Risques pour l’avenir
En raison du réchauffement climatique et de la fonte des glaces, les versants escarpés situés de part et d’autre du glacier d’Aletsch sont mis à découvert. Remplies d’eau faisant office de ’ colle ’ sous l’effet du dégel du permafrost dans les failles et de la diminution de la contre-pression causée par la fonte des glaces, les ’ briques Lego ’ intactes se mettent à bouger.
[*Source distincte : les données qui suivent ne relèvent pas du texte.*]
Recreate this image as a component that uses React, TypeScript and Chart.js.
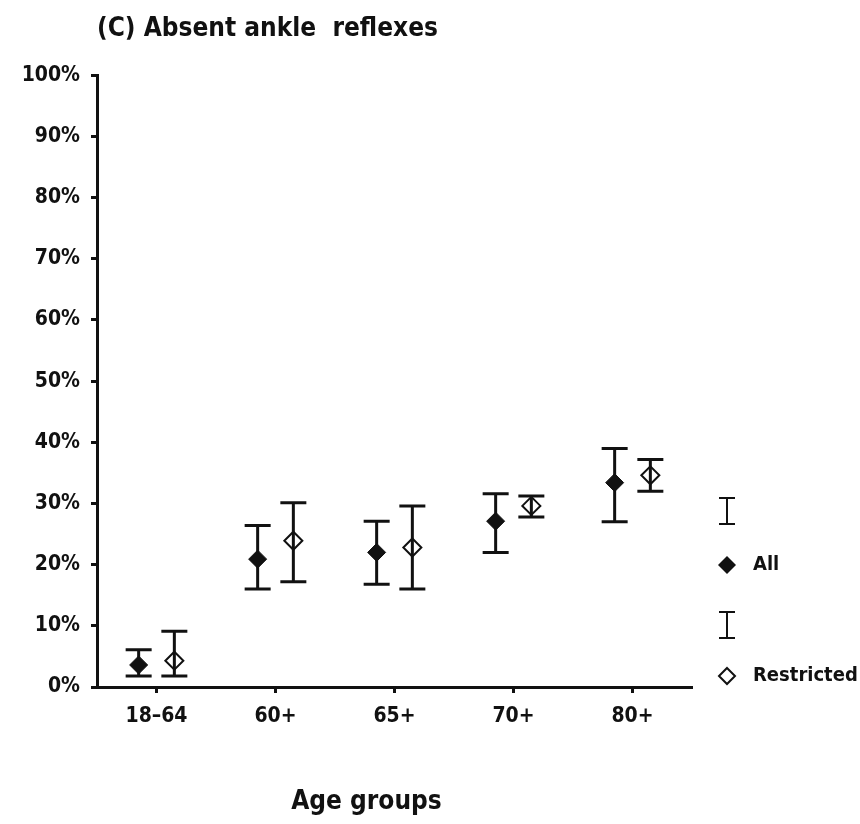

En conséquence, on observe des chutes de pierres, des éboulements, voire dans le pire des cas, des déplacements de grandes masses, comme c’est le cas à la Moosfluh. ’ Dans ce contexte, le système de failles situé dans le sous-sol détermine l’emplacement et l’intensité des risques pour nos infrastructures liés à ce phénomène naturel dans les régions de haute montagne. Le soulèvement des Alpes et, par conséquent, l’activité le long des failles ayant toujours lieu aujourd’hui, nos Alpes seront elles aussi touchées par le couplage tectonique/érosion ’, déclare Marco Herwegh.